┌──

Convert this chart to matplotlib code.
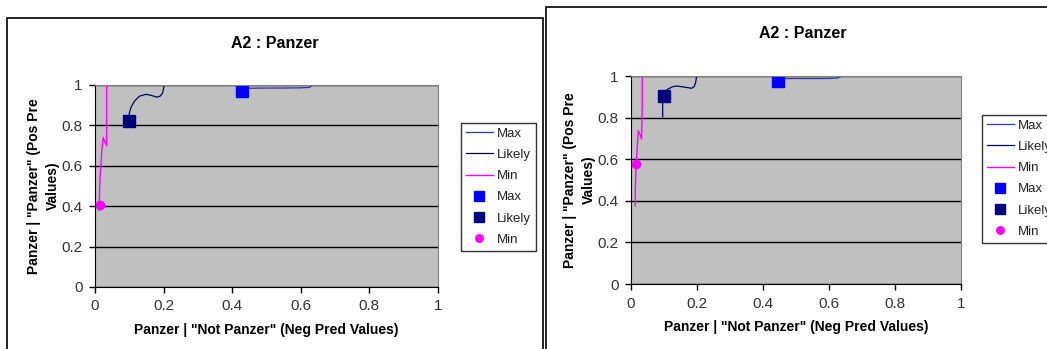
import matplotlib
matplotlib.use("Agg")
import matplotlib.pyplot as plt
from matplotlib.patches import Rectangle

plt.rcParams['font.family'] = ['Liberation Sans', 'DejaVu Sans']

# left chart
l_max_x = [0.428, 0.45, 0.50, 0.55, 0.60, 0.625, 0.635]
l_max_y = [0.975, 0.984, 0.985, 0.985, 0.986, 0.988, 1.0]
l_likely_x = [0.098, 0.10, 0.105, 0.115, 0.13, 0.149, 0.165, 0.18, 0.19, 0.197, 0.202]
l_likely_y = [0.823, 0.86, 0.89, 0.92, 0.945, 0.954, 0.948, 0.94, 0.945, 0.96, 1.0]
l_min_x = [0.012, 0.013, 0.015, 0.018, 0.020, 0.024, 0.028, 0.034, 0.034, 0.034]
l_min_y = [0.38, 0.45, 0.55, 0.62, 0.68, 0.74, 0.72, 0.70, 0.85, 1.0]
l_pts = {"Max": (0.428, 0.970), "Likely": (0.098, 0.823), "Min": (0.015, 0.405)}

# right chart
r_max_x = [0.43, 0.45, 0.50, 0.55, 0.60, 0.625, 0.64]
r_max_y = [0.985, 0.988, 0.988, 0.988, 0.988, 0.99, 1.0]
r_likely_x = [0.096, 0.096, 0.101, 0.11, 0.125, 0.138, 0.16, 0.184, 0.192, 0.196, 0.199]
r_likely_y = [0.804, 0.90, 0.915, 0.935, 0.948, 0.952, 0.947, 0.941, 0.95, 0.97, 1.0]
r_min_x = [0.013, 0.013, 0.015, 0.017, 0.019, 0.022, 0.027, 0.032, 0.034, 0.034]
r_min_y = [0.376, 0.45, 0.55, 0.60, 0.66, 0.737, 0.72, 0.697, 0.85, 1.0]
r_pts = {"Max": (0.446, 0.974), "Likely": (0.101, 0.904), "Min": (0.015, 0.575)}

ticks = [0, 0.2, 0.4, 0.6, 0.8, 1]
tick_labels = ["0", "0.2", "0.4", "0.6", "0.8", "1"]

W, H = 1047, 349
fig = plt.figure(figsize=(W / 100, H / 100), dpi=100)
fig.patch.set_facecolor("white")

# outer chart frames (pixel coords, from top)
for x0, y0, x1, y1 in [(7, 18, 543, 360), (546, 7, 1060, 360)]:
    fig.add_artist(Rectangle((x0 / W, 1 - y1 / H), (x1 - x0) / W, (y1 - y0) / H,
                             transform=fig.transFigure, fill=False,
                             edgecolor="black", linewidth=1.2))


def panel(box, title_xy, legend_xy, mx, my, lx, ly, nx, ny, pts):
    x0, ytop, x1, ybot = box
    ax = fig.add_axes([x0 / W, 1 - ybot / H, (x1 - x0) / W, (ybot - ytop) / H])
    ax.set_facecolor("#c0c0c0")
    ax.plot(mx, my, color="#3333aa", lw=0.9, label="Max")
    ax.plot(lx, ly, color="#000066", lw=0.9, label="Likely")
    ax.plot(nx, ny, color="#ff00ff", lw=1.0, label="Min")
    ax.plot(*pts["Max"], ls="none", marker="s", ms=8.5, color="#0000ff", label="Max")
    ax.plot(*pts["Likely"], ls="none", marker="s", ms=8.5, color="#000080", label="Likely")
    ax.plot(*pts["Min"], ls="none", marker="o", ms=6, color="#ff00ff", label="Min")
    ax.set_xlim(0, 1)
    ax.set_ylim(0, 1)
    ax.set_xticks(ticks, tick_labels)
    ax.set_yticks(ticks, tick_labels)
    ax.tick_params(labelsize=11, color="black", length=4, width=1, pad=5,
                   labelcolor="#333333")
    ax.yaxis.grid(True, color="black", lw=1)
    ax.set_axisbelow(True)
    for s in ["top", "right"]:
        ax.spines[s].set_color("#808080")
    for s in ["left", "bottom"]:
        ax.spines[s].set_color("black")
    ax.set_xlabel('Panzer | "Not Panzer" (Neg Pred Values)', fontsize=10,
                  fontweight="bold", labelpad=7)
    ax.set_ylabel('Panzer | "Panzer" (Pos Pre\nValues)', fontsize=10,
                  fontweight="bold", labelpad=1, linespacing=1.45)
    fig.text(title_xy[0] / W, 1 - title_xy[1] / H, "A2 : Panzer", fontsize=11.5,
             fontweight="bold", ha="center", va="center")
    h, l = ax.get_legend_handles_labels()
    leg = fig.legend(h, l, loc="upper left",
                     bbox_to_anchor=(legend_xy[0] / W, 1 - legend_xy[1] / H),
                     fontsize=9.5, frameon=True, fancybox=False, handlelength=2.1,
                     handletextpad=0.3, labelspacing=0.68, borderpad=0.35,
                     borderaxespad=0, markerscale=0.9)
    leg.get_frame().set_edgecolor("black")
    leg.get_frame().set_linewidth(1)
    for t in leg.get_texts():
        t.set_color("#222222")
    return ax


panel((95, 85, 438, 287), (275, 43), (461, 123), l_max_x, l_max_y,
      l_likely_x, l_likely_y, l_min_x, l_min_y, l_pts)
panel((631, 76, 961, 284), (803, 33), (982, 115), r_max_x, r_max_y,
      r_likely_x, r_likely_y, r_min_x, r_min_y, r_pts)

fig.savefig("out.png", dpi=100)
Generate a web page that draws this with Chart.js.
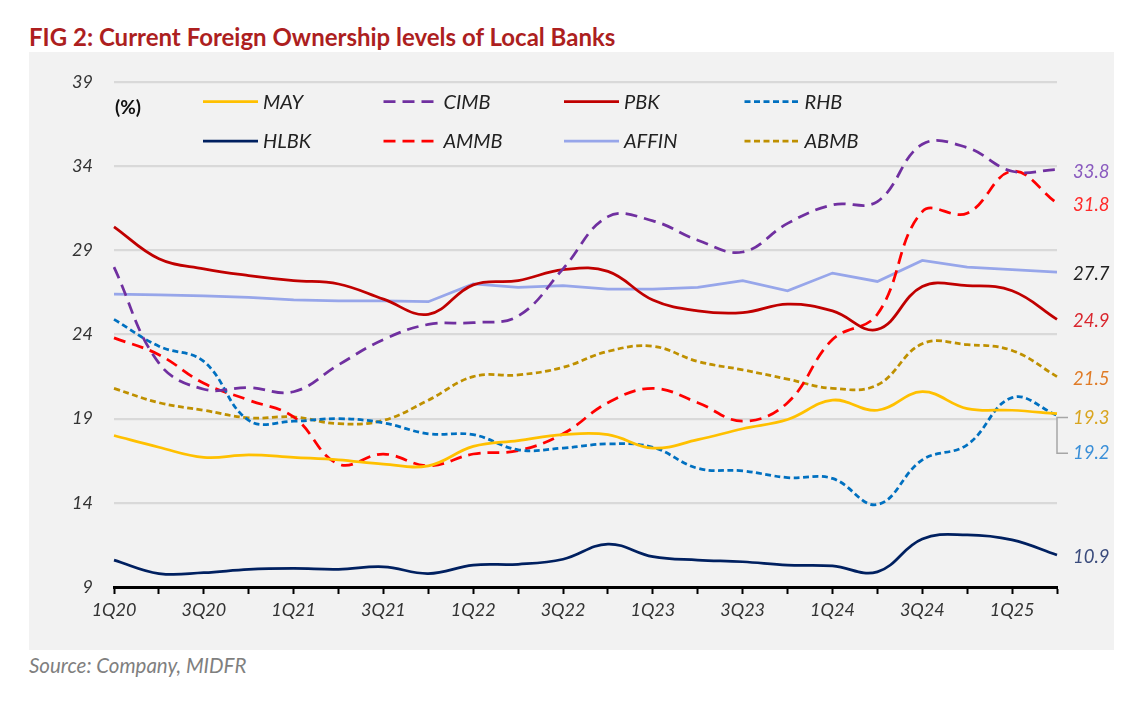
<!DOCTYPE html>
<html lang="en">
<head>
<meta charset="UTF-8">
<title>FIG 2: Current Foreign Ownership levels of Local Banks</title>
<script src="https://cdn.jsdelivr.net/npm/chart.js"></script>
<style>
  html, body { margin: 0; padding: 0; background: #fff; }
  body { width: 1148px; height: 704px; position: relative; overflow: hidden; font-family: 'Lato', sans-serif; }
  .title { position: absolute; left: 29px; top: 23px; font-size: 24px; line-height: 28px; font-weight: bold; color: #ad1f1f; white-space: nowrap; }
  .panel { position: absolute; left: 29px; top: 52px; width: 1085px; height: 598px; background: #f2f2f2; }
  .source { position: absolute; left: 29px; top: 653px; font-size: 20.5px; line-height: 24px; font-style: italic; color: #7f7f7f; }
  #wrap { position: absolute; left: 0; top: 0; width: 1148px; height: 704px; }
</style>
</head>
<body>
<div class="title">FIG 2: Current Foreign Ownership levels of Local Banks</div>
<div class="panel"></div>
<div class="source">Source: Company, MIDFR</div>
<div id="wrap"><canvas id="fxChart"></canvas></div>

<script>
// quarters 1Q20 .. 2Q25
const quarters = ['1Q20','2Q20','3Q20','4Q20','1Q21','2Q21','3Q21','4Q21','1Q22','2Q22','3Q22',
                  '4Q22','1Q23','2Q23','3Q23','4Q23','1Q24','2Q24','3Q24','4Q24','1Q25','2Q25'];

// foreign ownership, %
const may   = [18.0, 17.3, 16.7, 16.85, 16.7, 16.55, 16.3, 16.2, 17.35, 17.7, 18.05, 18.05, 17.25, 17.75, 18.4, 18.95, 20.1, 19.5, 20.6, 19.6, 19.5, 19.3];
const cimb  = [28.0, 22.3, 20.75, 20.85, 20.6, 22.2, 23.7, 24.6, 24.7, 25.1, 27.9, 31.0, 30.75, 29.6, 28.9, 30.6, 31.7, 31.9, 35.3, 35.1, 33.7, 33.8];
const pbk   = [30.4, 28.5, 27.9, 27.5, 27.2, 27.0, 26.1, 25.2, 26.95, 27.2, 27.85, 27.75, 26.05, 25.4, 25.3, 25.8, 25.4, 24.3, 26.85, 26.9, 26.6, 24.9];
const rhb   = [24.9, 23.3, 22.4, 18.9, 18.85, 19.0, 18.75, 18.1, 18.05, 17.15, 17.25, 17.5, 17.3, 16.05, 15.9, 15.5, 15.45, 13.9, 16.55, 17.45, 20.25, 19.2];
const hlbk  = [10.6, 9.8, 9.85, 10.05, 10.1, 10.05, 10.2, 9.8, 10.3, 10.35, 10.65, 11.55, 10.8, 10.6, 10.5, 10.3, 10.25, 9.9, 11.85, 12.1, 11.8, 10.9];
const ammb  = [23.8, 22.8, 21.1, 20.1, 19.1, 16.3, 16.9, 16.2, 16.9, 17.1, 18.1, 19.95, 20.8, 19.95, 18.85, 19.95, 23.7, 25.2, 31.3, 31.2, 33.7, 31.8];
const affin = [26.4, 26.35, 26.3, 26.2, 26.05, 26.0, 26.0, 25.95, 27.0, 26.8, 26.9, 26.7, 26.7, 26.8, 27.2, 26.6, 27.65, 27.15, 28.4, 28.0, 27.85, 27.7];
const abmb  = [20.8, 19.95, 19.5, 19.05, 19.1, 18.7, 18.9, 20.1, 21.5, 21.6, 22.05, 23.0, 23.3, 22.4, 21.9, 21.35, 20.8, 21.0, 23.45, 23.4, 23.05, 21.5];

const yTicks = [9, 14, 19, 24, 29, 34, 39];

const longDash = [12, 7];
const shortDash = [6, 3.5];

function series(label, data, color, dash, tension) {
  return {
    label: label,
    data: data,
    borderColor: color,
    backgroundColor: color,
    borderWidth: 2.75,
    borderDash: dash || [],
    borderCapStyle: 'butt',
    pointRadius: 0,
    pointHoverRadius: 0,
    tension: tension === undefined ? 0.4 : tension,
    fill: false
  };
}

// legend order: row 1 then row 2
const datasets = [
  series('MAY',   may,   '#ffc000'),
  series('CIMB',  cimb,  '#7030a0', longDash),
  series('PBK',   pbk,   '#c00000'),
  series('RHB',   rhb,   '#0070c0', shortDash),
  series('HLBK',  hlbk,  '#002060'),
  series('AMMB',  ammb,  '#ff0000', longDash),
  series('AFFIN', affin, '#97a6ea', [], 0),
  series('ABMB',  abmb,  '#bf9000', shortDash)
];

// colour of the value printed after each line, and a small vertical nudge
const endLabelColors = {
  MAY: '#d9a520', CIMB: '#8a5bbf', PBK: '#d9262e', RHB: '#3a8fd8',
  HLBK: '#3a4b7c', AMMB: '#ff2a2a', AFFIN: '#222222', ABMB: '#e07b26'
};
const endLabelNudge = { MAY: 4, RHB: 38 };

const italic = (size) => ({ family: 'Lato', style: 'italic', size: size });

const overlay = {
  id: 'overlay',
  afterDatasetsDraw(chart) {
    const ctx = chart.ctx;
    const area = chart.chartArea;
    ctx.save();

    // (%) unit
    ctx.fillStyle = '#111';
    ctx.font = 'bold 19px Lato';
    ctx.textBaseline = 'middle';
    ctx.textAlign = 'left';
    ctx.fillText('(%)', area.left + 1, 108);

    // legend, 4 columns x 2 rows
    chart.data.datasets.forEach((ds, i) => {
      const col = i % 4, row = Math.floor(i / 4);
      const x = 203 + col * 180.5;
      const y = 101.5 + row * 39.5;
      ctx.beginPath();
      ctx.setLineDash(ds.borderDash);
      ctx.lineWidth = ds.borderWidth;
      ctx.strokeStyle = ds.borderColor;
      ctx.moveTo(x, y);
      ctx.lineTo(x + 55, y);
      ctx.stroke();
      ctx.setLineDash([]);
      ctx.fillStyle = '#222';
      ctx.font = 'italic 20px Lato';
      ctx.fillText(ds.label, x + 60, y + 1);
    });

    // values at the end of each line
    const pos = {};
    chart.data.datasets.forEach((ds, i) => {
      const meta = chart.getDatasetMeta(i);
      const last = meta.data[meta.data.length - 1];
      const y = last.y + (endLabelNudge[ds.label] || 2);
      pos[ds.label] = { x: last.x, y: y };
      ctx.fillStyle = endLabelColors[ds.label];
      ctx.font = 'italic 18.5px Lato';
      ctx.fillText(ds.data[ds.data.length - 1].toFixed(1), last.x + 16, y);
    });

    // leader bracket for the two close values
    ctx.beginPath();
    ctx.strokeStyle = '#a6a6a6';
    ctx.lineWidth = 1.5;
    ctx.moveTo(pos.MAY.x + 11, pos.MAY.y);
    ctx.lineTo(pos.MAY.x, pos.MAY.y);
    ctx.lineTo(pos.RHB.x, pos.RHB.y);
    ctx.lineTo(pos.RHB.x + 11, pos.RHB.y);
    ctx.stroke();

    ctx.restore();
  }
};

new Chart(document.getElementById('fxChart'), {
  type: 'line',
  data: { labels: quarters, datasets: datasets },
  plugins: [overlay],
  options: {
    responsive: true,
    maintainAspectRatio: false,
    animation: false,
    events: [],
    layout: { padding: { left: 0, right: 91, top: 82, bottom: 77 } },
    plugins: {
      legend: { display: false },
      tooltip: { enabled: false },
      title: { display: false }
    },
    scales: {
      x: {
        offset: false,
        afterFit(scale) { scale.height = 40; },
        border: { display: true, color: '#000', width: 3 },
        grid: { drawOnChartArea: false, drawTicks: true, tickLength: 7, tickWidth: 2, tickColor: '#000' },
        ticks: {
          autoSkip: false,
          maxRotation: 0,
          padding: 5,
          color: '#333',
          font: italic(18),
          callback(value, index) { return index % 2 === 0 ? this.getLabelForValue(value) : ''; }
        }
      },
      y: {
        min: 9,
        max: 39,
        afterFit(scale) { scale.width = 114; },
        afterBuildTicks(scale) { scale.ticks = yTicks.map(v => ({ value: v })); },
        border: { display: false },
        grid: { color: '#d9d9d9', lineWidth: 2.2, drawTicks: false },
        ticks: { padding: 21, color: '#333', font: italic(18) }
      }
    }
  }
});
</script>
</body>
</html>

└──

> [Exercise] Everything from the top line of the data down to and including the line with "plt.rcParams['font.family'] = ['Liberation" is to be copied, except the pictures.

> [Solution for this task]
Convert this chart to matplotlib code.
import matplotlib
matplotlib.use("Agg")
import matplotlib.pyplot as plt
from matplotlib.patches import Rectangle

plt.rcParams['font.family'] = ['Liberation Sans', 'DejaVu Sans']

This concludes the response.